It depends on your goals—because “working” means different things to different firms.
Some firms come to us wanting brand visibility and thought leadership. They want a strong online presence so when someone gets a referral and looks them up, they find an active, credible firm. They’re not tracking leads yet—they’re building authority.
Other firms want lead generation. They need a measurable pipeline of prospects coming in month after month.
The metrics you track depend on which category you’re in.
If Your Goal Is Brand Visibility & Thought Leadership
You should be tracking:
Impressions – How many people are seeing your content
Reach – How many unique people saw your posts
Engagement – Likes, comments, shares, clicks
Engagement rate – Engagement relative to reach (this tells you if your content resonates)
Top-performing posts – What topics, formats, or messaging drove the most engagement (and why)
Put these metrics in a spreadsheet and review them month-over-month. Are you increasing or decreasing? Are certain topics consistently outperforming others?
You can also use AI (like ChatGPT, Claude or Gemini) to compare your performance to others in your space. This gives you context—are you moving in the right direction relative to your market?
If Your Goal Is Lead Generation
You track everything above, plus another layer:
Leads generated – How many new contacts entered your pipeline
Cost per lead – How much you’re spending to acquire each lead
Ad spend – Total investment in paid campaigns
CTR (click-through rate) – How many people clicked on your ads
Ad performance comparison – Which ads are outperforming others (and why)
Email marketing metrics – Opens, open rate, click-through rate (CTR) on emails
This is where the numbers get real. You’re not just tracking visibility—you’re tracking ROI.
“But I Don’t Know What Metrics to Track”
That’s normal. Most firm owners have never done this before.
This is where your agency should step in and build this for you.
Here’s an example: We had a client who came to us doing lead generation campaigns but had no idea if they were working. They were spending money on ads every month but couldn’t tell us their cost per lead, their click-through rate, or which campaigns were actually performing.
We built them a simple dashboard that tracks:
Organic Social Performance:
– LinkedIn reach, impressions, engagement, link clicks, new followers
– Facebook reach, impressions, engagement, link clicks, new followers
– Instagram reach, impressions, engagement, link clicks, new followers
Paid Campaign Performance:
– Total leads generated
– Amount spent per campaign
– Cost per lead (CPL)
– Total clicks
– Click-through rate (CTR)
Email Marketing Performance:
– Total emails sent
– Opens and open rate
– Click-through rate (CTR)
– Which emails/subject lines performed best
Month-Over-Month Comparison:
– Every metric organized by month so they can see trends at a glance
Now they know exactly what’s working.

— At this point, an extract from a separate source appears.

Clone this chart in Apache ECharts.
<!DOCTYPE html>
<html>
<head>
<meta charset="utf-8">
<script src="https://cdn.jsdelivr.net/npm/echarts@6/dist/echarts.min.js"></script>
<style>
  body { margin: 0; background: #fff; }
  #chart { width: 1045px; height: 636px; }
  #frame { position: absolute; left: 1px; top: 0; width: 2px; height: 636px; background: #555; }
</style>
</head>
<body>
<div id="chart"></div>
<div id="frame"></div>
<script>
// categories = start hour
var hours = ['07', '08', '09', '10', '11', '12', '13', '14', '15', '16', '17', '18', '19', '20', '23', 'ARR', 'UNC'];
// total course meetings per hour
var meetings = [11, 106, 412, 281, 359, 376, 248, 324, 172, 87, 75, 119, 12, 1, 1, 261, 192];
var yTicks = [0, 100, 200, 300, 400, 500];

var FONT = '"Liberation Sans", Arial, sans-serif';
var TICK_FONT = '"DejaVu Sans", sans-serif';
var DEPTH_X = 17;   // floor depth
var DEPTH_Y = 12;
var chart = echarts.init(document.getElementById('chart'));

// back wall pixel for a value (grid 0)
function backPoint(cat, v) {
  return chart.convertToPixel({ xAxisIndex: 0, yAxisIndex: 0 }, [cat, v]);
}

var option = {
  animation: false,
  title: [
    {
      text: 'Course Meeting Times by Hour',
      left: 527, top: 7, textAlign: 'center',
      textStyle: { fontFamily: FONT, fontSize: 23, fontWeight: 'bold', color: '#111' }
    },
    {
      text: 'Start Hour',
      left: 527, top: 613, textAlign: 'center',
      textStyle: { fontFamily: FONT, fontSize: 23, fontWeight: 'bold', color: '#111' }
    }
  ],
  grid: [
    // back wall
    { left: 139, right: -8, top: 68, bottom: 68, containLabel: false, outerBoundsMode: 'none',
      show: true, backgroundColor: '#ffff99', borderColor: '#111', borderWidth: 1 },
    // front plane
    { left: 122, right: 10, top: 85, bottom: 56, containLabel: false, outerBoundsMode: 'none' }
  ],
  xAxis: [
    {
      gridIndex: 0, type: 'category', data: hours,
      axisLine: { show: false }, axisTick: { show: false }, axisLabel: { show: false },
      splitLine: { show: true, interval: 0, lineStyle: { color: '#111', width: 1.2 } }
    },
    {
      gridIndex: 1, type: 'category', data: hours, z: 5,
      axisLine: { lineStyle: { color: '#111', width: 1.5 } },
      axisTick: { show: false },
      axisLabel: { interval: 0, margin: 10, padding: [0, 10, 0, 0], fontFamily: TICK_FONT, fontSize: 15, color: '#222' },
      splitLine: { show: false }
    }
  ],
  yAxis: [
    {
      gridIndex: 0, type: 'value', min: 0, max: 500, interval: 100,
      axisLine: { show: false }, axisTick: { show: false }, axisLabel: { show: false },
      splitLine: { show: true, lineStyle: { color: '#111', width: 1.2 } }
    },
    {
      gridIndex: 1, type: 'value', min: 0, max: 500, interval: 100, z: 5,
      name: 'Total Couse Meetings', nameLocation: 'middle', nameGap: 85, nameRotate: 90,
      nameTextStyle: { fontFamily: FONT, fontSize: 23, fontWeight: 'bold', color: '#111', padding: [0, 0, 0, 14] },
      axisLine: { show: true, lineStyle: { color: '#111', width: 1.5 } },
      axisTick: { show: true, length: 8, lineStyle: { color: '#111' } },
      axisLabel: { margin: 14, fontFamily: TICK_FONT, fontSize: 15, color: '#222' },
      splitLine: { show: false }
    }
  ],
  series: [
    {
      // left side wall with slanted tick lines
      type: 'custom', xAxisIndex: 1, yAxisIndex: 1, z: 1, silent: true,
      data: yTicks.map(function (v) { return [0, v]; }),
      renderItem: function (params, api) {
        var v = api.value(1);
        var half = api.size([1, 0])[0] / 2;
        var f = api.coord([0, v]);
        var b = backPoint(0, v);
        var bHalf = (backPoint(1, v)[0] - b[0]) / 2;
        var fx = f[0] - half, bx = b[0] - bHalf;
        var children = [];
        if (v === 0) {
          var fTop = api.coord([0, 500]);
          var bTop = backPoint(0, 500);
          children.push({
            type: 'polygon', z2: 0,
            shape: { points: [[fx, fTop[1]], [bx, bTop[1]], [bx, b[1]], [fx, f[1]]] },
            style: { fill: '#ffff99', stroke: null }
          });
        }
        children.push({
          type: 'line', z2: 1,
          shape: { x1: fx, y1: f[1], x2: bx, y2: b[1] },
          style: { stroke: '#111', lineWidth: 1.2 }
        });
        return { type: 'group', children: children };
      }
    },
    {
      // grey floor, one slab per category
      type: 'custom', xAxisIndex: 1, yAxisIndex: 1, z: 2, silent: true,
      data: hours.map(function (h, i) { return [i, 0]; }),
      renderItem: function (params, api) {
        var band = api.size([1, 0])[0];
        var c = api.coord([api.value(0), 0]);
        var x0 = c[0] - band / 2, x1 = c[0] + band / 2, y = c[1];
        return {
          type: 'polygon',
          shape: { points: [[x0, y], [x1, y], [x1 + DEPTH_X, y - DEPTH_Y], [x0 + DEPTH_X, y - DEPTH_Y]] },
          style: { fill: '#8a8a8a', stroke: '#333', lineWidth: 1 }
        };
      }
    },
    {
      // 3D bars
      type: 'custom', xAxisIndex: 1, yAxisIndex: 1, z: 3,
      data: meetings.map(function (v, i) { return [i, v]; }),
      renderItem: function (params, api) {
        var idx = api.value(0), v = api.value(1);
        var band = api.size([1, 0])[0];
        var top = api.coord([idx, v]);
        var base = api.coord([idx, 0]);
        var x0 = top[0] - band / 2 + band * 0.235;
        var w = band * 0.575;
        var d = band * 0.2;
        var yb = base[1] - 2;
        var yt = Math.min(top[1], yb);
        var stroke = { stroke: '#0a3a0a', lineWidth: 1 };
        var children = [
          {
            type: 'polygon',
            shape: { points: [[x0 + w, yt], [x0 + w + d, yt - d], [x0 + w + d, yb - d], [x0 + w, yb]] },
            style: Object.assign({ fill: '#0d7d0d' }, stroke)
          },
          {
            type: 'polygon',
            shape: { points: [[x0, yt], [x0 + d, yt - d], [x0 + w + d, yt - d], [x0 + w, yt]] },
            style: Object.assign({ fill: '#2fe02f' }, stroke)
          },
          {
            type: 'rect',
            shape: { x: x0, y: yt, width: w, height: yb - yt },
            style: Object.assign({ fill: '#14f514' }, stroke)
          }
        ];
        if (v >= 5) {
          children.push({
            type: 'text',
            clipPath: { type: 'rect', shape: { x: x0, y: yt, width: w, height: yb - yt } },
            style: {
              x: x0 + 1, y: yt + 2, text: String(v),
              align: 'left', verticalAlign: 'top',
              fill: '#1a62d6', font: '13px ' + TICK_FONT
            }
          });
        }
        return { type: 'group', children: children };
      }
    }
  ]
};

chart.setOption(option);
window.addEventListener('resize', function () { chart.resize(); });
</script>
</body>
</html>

They can see which months performed well, which campaigns delivered the lowest cost per lead, which emails got the most engagement, and where to double down.
Your agency should build this for you. If they’re not tracking these metrics and reviewing them with you every month, they’re guessing—not managing.
It Won’t Be Perfect Out of the Gate
Here’s what most firms don’t realize: Marketing isn’t about getting it perfect on day one. It’s about learning what works.
You and your team are testing messaging, content formats, audiences, and offers. You’re looking at the metrics month-over-month to see what’s working and what’s not—then adjusting accordingly.
Some posts will perform well. Some ads will flop. Some emails will get opened like crazy while others won’t. That’s normal. The key is using the data to get smarter each month.
The Monthly Review Process Matters
It’s not enough to just collect metrics. You need to actually review them with your team.
Every month, sit down with your account manager and look at the data together. Have an honest discussion:
– What performed well this month—and why?
– What underperformed—and what can we adjust?
– Are we moving in the right direction toward our goals?
– What should we test next month?
Your team should be guiding you through this. They should tell you what’s working, where they see opportunities to improve, and what changes they recommend.
If your agency just sends you a report and never talks through it with you, that’s a red flag.
Start With Goals, Then Build Your Metrics
The process looks like this:
1. Define your goals – Brand visibility? Lead generation? Both?
2. Identify the metrics that align with those goals (your agency should help you with this)
3. Set up a simple dashboard to track those metrics month-over-month
4. Review the data honestly with your team every month
5. Adjust your strategy based on what’s working and what’s not
By doing this consistently, you establish a baseline. You start to see patterns. You know what “good” looks like for your firm. And you can set realistic goals from there.
Bottom Line
You know marketing is working when:
– Your visibility metrics are trending up month-over-month
– Your top-performing content aligns with your ideal client’s needs
– You’re generating a consistent flow of leads (if lead gen is your goal)
– Your cost per lead is decreasing as you optimize
– Your email open rates and CTR show people are engaging with your content
– You and your team have honest, data-driven conversations every month about what’s working
Marketing isn’t a light switch. It’s a system that gets smarter over time—if you’re paying attention to the right metrics.